Nintendo / xRavenXP

Best: Giant Land

Like the original Super Mario Bros., this sequel is such a work of genius, a product of the creative team firing on all cylinders, that it’s extremely difficult to point to one thing as the stand-out feature. But if there’s one aspect that’s particularly indicative of the game’s excellence for me, it’s Giant Land, the game’s fourth world, in which everything is super-sized: huge goombas, koopas, blocks, and piranha plants totally shake up your sense of scale. But again, it’s not really Giant Land in isolation that makes Super Mario Bros. 3 so great. It’s just one instance of the inventiveness with which the creative team approached making this game, with each of its realms feeling like a distinctively different step of your epic journey into the heart of Bowser’s territory.
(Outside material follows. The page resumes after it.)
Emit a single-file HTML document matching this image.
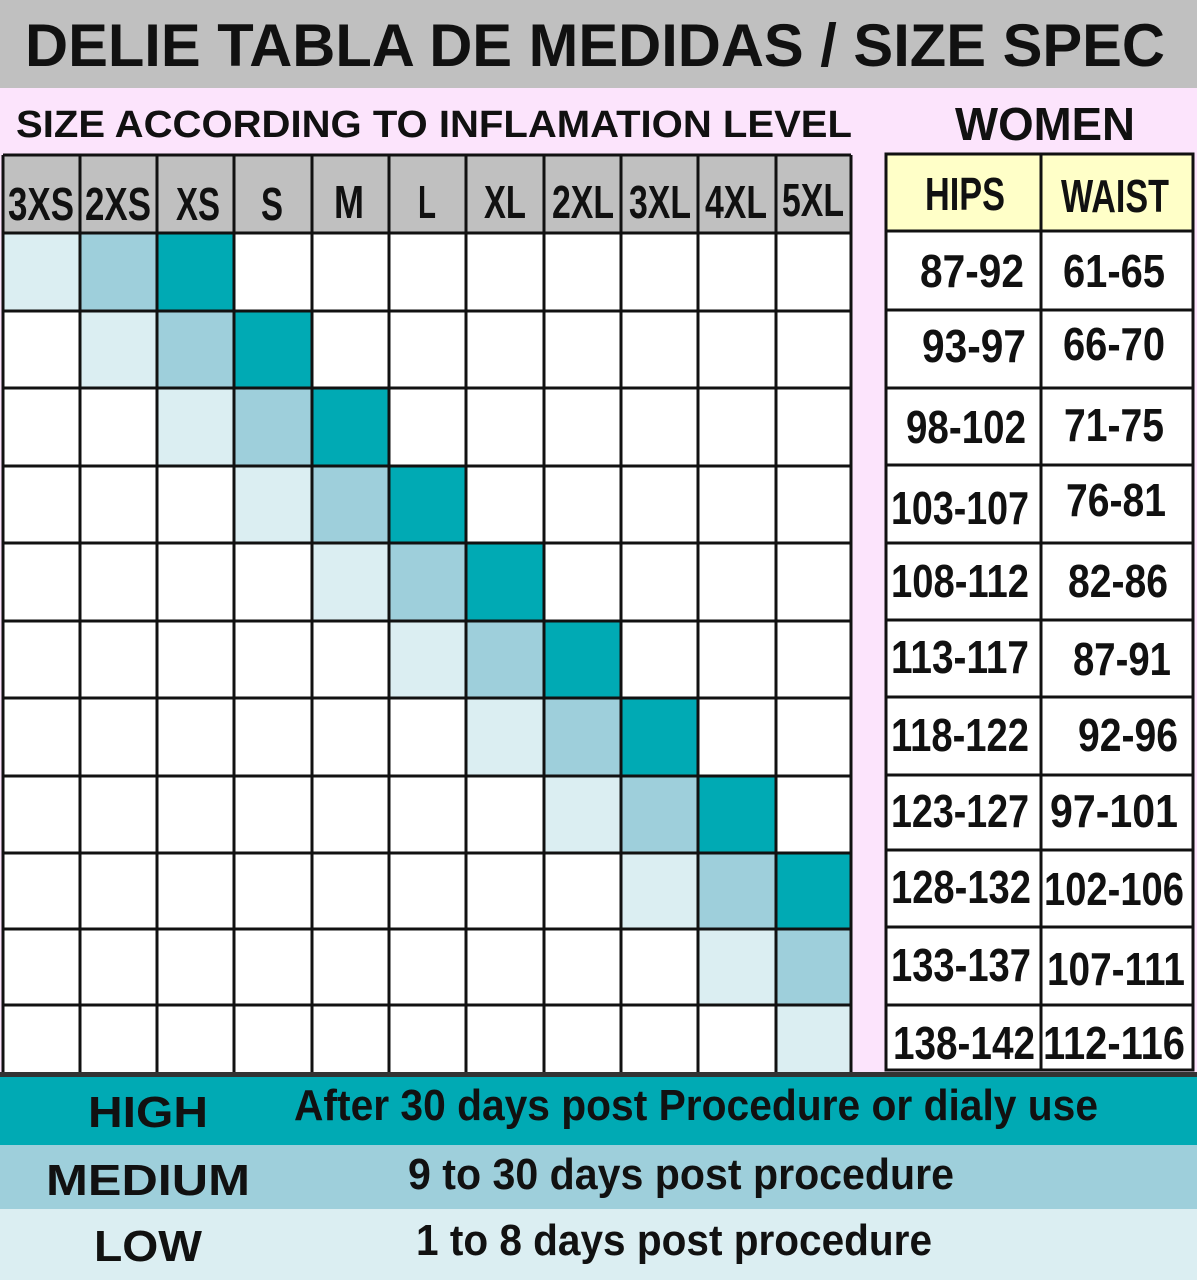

Worst: All those autoscrollers

Bowser’s airships have a real sense of drama to them. They suggest that Bowser isn’t some flailing, impotent baddie and that he’s got real military might, an empire at his disposal. But the way in which the screen scrolls at its own pace through these stages, often more slowly than you might want to yourself, feels constraining in a game that, like the original, is at its best when you’re enjoying remarkable freedom of movement. And then, just as you’re approaching the game’s climax, you’re hit with several more autoscrollers in Bowser’s world, as you face his tank fleet, his navy, his flotilla of little airships, and then another group of tanks before finally entering the challenging final castle. I appreciate the effort to make Bowser feel formidable, but these stages needlessly prevent you from speeding through, making them both a late-game drag and the bane of speedrunners everywhere.